Data excerpt:

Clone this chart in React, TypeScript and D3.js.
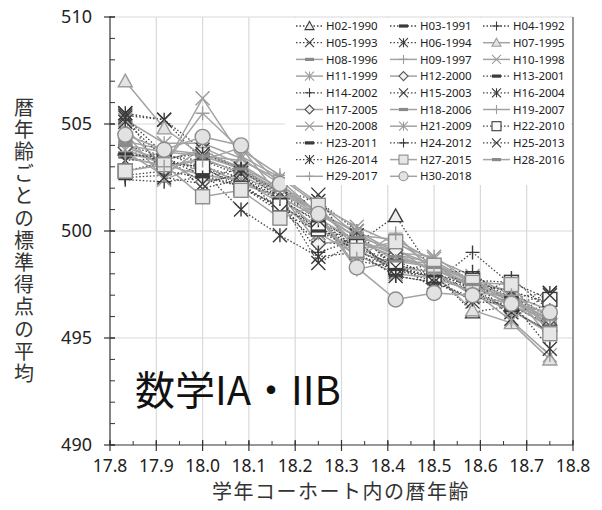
import React from "react";
import * as d3 from "d3";

// ---- DATA ----
const AGES = [17.833, 17.917, 18.0, 18.083, 18.167, 18.25, 18.333, 18.417, 18.5, 18.583, 18.667, 18.75];
const X_TICKS = [17.8, 17.9, 18.0, 18.1, 18.2, 18.3, 18.4, 18.5, 18.6, 18.7, 18.8];
const Y_TICKS = [490, 495, 500, 505, 510];

const H02 = [503.8, 503.2, 503.0, 502.3, 501.6, 500.6, 499.4, 500.7, 498.0, 496.2, 496.5, 495.6];
const H03 = [504.0, 503.5, 503.3, 502.6, 501.5, 500.4, 499.6, 498.7, 498.3, 497.8, 496.9, 496.0];
const H04 = [502.5, 502.6, 502.9, 502.2, 501.0, 499.5, 499.3, 498.3, 497.6, 499.0, 497.5, 495.4];
const H05 = [505.4, 505.2, 503.3, 502.8, 501.7, 499.9, 499.8, 498.4, 498.0, 497.4, 496.9, 497.1];
const H06 = [505.5, 505.2, 503.8, 502.9, 501.9, 501.4, 500.0, 498.2, 498.4, 497.2, 496.2, 496.5];
const H07 = [507.0, 504.8, 503.5, 503.3, 502.4, 500.8, 499.7, 499.2, 498.0, 496.3, 495.7, 494.0];
const H08 = [504.2, 503.8, 503.6, 503.0, 502.0, 500.9, 499.9, 498.9, 498.5, 497.6, 496.7, 495.7];
const H09 = [503.4, 503.1, 505.5, 503.8, 502.6, 501.3, 499.8, 499.6, 498.6, 497.6, 497.2, 495.0];
const H10 = [504.8, 503.0, 506.2, 503.5, 502.5, 501.2, 500.2, 499.4, 498.7, 497.9, 497.0, 496.3];
const H11 = [505.2, 504.1, 504.1, 503.4, 502.2, 500.8, 500.0, 499.0, 498.8, 497.6, 496.9, 495.8];
const H12 = [503.6, 503.3, 503.8, 502.8, 501.8, 499.4, 499.6, 498.9, 498.2, 497.5, 496.8, 495.6];
const H13 = [503.5, 503.6, 503.0, 502.5, 501.4, 500.5, 499.2, 498.6, 497.9, 497.3, 496.3, 495.3];
const H14 = [502.4, 502.3, 502.5, 502.1, 501.1, 500.3, 498.8, 498.4, 498.1, 498.1, 496.5, 495.6];
const H15 = [505.3, 503.6, 502.0, 502.4, 501.5, 498.5, 499.5, 498.1, 497.9, 497.5, 497.2, 496.6];
const H16 = [503.3, 503.4, 502.8, 501.0, 499.8, 498.8, 499.0, 498.5, 497.3, 497.8, 495.9, 497.1];
const H17 = [503.9, 503.3, 502.3, 502.6, 501.7, 501.0, 499.4, 499.1, 498.4, 497.7, 496.8, 495.9];
const H18 = [504.1, 503.0, 503.4, 502.7, 501.9, 500.6, 499.5, 498.8, 498.2, 497.4, 496.6, 495.5];
const H19 = [503.7, 502.6, 503.9, 503.1, 502.0, 500.7, 498.2, 498.6, 498.5, 497.3, 496.8, 495.8];
const H20 = [504.6, 502.4, 503.1, 502.2, 501.6, 500.1, 499.1, 498.3, 498.1, 497.0, 496.3, 495.2];
const H21 = [503.8, 503.1, 502.6, 502.4, 501.3, 499.9, 498.9, 498.0, 497.8, 497.2, 495.8, 494.2];
const H22 = [502.8, 503.2, 503.0, 502.0, 501.2, 500.1, 499.3, 498.3, 497.9, 497.7, 497.6, 496.8];
const H23 = [503.6, 503.4, 502.6, 502.1, 500.9, 500.0, 499.1, 498.2, 497.9, 497.2, 496.3, 495.3];
const H24 = [502.6, 502.8, 502.5, 502.9, 501.5, 499.0, 499.6, 497.9, 497.6, 496.8, 497.8, 496.3];
const H25 = [505.5, 502.5, 502.2, 502.7, 500.9, 501.7, 498.6, 498.3, 497.8, 496.7, 496.6, 497.0];
const H26 = [505.1, 503.4, 503.6, 502.9, 501.8, 500.5, 499.0, 497.9, 497.6, 496.9, 496.7, 494.5];
const H27 = [502.8, 503.1, 501.6, 501.9, 500.6, 501.2, 499.1, 499.5, 498.4, 497.6, 497.5, 495.2];
const H28 = [504.0, 503.7, 503.5, 502.9, 501.9, 500.9, 499.7, 498.6, 498.3, 497.5, 496.5, 495.9];
const H29 = [503.5, 503.0, 503.3, 503.9, 501.6, 500.6, 498.7, 499.9, 498.0, 497.1, 497.0, 496.0];
const H30 = [504.5, 503.8, 504.4, 504.0, 502.2, 500.8, 498.3, 496.8, 497.1, 497.0, 496.6, 496.2];

const SERIES_NAMES = [
  "H02-1990", "H03-1991", "H04-1992", "H05-1993", "H06-1994", "H07-1995", "H08-1996", "H09-1997",
  "H10-1998", "H11-1999", "H12-2000", "H13-2001", "H14-2002", "H15-2003", "H16-2004", "H17-2005",
  "H18-2006", "H19-2007", "H20-2008", "H21-2009", "H22-2010", "H23-2011", "H24-2012", "H25-2013",
  "H26-2014", "H27-2015", "H28-2016", "H29-2017", "H30-2018",
];
const SERIES_VALUES = [H02, H03, H04, H05, H06, H07, H08, H09, H10, H11, H12, H13, H14, H15, H16,
  H17, H18, H19, H20, H21, H22, H23, H24, H25, H26, H27, H28, H29, H30];

// ---- STYLE ----
type MType = "triangle" | "dash" | "plus" | "x" | "star" | "diamond" | "square" | "circle";
const MARKERS: MType[] = [
  "triangle", "dash", "plus", "x", "star", "triangle", "dash", "plus", "x", "star", "diamond",
  "dash", "plus", "x", "star", "diamond", "dash", "plus", "x", "star", "square",
  "dash", "plus", "x", "star", "square", "dash", "plus", "circle",
];
// true = dotted dark series
const DOTTED = [
  true, true, true, true, true, false, false, false, false, false, false,
  true, true, true, true, false, false, false, false, false, true,
  true, true, true, true, false, false, false, false,
];

const W = 602, H = 510;
const PL = 110, PR = 573, PT = 17, PB = 445;

const CJK = "'Noto Sans CJK JP', 'Noto Sans', sans-serif";
const LAT = "'Noto Sans', 'Liberation Sans', sans-serif";

function Marker({ type, x, y, r, dark }: { type: MType; x: number; y: number; r: number; dark: boolean }) {
  const stroke = dark ? "#3a3a3a" : "#9c9c9c";
  const fill = dark ? "#ededed" : "#e3e3e3";
  const sw = r > 5 ? 1.4 : 1.1;
  switch (type) {
    case "triangle":
      return <path d={`M${x},${y - r}L${x + r},${y + r * 0.8}L${x - r},${y + r * 0.8}Z`} fill={fill} stroke={stroke} strokeWidth={sw} />;
    case "dash":
      return <rect x={x - r} y={y - 1.6} width={2 * r} height={3.2} fill={dark ? "#3a3a3a" : "#8a8a8a"} />;
    case "plus":
      return <path d={`M${x - r},${y}H${x + r}M${x},${y - r}V${y + r}`} stroke={stroke} strokeWidth={sw} fill="none" />;
    case "x":
      return <path d={`M${x - r},${y - r}L${x + r},${y + r}M${x - r},${y + r}L${x + r},${y - r}`} stroke={stroke} strokeWidth={sw} fill="none" />;
    case "star":
      return <path d={`M${x - r},${y - r}L${x + r},${y + r}M${x - r},${y + r}L${x + r},${y - r}M${x},${y - r}V${y + r}`} stroke={stroke} strokeWidth={sw} fill="none" />;
    case "diamond":
      return <path d={`M${x},${y - r}L${x + r},${y}L${x},${y + r}L${x - r},${y}Z`} fill={dark ? "#fff" : "#f2f2f2"} stroke={dark ? "#3a3a3a" : "#555"} strokeWidth={sw} />;
    case "square":
      return <rect x={x - r} y={y - r} width={2 * r} height={2 * r} fill={dark ? "#fafafa" : "#e6e6e6"} stroke={dark ? "#3a3a3a" : "#8c8c8c"} strokeWidth={sw} />;
    case "circle":
      return <circle cx={x} cy={y} r={r} fill="#e2e2e2" stroke="#8c8c8c" strokeWidth={sw} />;
  }
  return null;
}

export default function App() {
  const x = d3.scaleLinear().domain([17.8, 18.8]).range([PL, PR]);
  const y = d3.scaleLinear().domain([490, 510]).range([PB, PT]);
  const line = d3.line<number>().x((_, i) => x(AGES[i])).y((v) => y(v));

  const xMinor = d3.range(0, 21).map((i) => 17.8 + i * 0.05);
  const yMinor = d3.range(490, 511, 1);

  const lgX = [296, 390, 483];
  const lgTx = [326, 420, 513];
  const lgY0 = 26, lgDy = 16.7;

  return (
    <svg width={W} height={H} style={{ position: "absolute", left: 0, top: 0, background: "#fff" }}>
      <rect x={0} y={0} width={W} height={H} fill="#fff" />
      {/* grid */}
      {X_TICKS.slice(1, -1).map((t) => (
        <line key={"gx" + t} x1={x(t)} x2={x(t)} y1={PT} y2={PB} stroke="#d9d9d9" strokeWidth={1.2} />
      ))}
      {Y_TICKS.slice(1).map((t) => (
        <line key={"gy" + t} x1={PL} x2={PR} y1={y(t)} y2={y(t)} stroke="#d9d9d9" strokeWidth={1.2} />
      ))}
      {/* right border */}
      <line x1={PR} x2={PR} y1={PT} y2={PB} stroke="#555" strokeWidth={1.2} />

      {/* series lines */}
      {SERIES_VALUES.map((vals, si) => (
        <path key={"l" + si} d={line(vals) || ""} fill="none"
          stroke={DOTTED[si] ? "#454545" : "#a3a3a3"}
          strokeWidth={DOTTED[si] ? 1.3 : 1.5}
          strokeDasharray={DOTTED[si] ? "1.5,2" : undefined} />
      ))}
      {/* markers */}
      {SERIES_VALUES.map((vals, si) => (
        <g key={"m" + si}>
          {vals.map((v, i) => (
            <Marker key={i} type={MARKERS[si]} x={x(AGES[i])} y={y(v)} r={MARKERS[si] === "circle" ? 7.5 : 7} dark={DOTTED[si]} />
          ))}
        </g>
      ))}

      {/* legend */}
      <rect x={285} y={18} width={286} height={167} fill="#fff" />
      {SERIES_NAMES.map((name, si) => {
        const col = si % 3;
        const row = Math.floor(si / 3);
        const cy = lgY0 + row * lgDy;
        const lx = lgX[col];
        return (
          <g key={"lg" + si}>
            <line x1={lx} x2={lx + 27} y1={cy} y2={cy}
              stroke={DOTTED[si] ? "#454545" : "#a3a3a3"} strokeWidth={DOTTED[si] ? 1.3 : 1.5}
              strokeDasharray={DOTTED[si] ? "1.5,2" : undefined} />
            <Marker type={MARKERS[si]} x={lx + 13.5} y={cy} r={4.5} dark={DOTTED[si]} />
            <text x={lgTx[col]} y={cy} dy="0.36em" fontFamily={LAT} fontSize={11.5} fill="#222">{name}</text>
          </g>
        );
      })}

      {/* axes */}
      <line x1={PL} x2={PL} y1={PT - 1} y2={PB} stroke="#333" strokeWidth={1.2} />
      <line x1={PL} x2={PR} y1={PB} y2={PB} stroke="#333" strokeWidth={1.2} />
      {yMinor.map((t) => (
        <line key={"ym" + t} x1={PL} x2={PL + 5} y1={y(t)} y2={y(t)} stroke="#333" strokeWidth={1} />
      ))}
      {Y_TICKS.map((t) => (
        <g key={"yt" + t}>
          <line x1={PL - 6} x2={PL + 5} y1={y(t)} y2={y(t)} stroke="#333" strokeWidth={1.2} />
          <text x={PL - 18} y={y(t)} dy="0.36em" textAnchor="end" fontFamily={LAT} fontSize={18} fill="#222">{t}</text>
        </g>
      ))}
      {xMinor.map((t, i) => (
        <line key={"xm" + i} x1={x(t)} x2={x(t)} y1={PB - 4} y2={PB} stroke="#333" strokeWidth={1} />
      ))}
      {X_TICKS.map((t) => (
        <g key={"xt" + t}>
          <line x1={x(t)} x2={x(t)} y1={PB - 5} y2={PB + 6} stroke="#333" strokeWidth={1.2} />
          <text x={x(t)} y={PB + 27} textAnchor="middle" fontFamily={LAT} fontSize={17.5} fill="#222">{d3.format(".1f")(t)}</text>
        </g>
      ))}

      {/* axis titles */}
      <text x={24} y={97} fontFamily={CJK} fontSize={20} letterSpacing={2.2} fill="#333"
        style={{ writingMode: "vertical-rl", textOrientation: "upright" } as any}>暦年齢ごとの標準得点の平均</text>
      <text x={341} y={499} textAnchor="middle" fontFamily={CJK} fontSize={20} letterSpacing={1.5} fill="#333">学年コーホート内の暦年齢</text>

      {/* subject label */}
      <text x={135} y={405} fontFamily={CJK} fontSize={40} fill="#111">数学IA・IIB</text>
    </svg>
  );
}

Given request: Return nothing but the lines running from the start of the data to the line with "const Y_TICKS = [490, 495, 500, 505, 510];", please, both ends included and no pictures.

Worked answer:
Clone this chart in React, TypeScript and D3.js.
import React from "react";
import * as d3 from "d3";

// ---- DATA ----
const AGES = [17.833, 17.917, 18.0, 18.083, 18.167, 18.25, 18.333, 18.417, 18.5, 18.583, 18.667, 18.75];
const X_TICKS = [17.8, 17.9, 18.0, 18.1, 18.2, 18.3, 18.4, 18.5, 18.6, 18.7, 18.8];
const Y_TICKS = [490, 495, 500, 505, 510];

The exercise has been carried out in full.